It’s said there is a fine line between insanity and genius. Valery Fabrikant is a textbook example of this.
Fabrikant was a very smart man who became an engineering professor at Concordia University. When he became frustrated with the academic backstabbing going on at the department, he decided to start killing his colleagues. To this day he feels he was justified in doing so.
He’s in court again, a decade and a half after the shootings (for which he was convicted and is serving a life sentence), to follow through with a lawsuit he filed before the killing spree began. Throughout the proceedings, he has been acting like a lunatic, insulting the judge, raising frivolous objections and basically doing everything you’re not supposed to do in court (including, of course, representing yourself). His more immediate goal was to get the judge to recuse himself from the case, claiming the judge stopped listening to his incomprehensible ramblings.

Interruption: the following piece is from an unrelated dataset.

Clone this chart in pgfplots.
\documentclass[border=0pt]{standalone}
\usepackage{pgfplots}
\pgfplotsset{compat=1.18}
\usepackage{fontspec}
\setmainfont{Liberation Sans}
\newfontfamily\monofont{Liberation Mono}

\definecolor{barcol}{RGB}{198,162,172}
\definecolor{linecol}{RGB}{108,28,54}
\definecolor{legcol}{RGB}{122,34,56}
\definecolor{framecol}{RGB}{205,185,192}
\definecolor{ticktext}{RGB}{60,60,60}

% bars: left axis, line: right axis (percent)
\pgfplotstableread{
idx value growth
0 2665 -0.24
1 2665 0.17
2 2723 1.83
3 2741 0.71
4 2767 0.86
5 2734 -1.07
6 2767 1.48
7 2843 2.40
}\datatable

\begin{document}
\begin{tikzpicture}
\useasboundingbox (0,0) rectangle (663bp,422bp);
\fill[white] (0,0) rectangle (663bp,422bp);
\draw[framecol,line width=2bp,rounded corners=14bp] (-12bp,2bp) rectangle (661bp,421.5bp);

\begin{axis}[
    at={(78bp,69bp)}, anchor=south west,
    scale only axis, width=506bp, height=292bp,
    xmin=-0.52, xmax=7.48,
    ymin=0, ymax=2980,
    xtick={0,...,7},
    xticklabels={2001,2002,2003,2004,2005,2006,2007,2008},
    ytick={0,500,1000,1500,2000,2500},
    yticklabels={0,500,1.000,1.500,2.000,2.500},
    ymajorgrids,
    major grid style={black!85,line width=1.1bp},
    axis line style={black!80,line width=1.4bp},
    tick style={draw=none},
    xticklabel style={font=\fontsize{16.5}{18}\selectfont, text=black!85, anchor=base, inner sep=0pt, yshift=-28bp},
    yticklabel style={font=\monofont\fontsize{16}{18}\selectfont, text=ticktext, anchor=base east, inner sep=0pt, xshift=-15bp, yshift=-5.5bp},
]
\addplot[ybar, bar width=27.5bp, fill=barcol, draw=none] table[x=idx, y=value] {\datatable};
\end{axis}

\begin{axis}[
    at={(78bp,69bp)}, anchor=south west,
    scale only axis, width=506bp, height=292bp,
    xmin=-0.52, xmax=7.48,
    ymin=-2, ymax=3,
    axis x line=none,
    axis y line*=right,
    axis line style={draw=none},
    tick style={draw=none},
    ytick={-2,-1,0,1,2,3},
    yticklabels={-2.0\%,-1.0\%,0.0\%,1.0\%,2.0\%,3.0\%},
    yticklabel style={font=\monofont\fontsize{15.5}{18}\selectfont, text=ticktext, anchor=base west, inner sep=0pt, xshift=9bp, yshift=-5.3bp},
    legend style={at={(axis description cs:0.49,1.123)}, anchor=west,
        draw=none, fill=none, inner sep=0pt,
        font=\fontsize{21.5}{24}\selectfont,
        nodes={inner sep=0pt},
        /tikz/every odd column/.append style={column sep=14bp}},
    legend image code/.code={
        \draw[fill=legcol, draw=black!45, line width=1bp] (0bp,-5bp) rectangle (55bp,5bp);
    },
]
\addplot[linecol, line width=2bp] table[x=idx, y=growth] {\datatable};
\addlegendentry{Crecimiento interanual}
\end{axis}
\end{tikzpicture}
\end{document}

The judge, fed up of the insults, finally gave in and removed himself from the case. His reasoning was that he can no longer be counted on to be impartial because Fabrikant has gotten on his nerves so much.
I guess that’s one tactic you’ll see taught in law schools now: If you don’t like the judge presiding over your case, insult and annoy him until he throws in the towel. Or maybe you’ll just see it on a Boston Legal episode.
So: Insanity, or genius?
UPDATE (Nov. 27): The next judge dismisses the case, calling it frivolous. So insanity it is.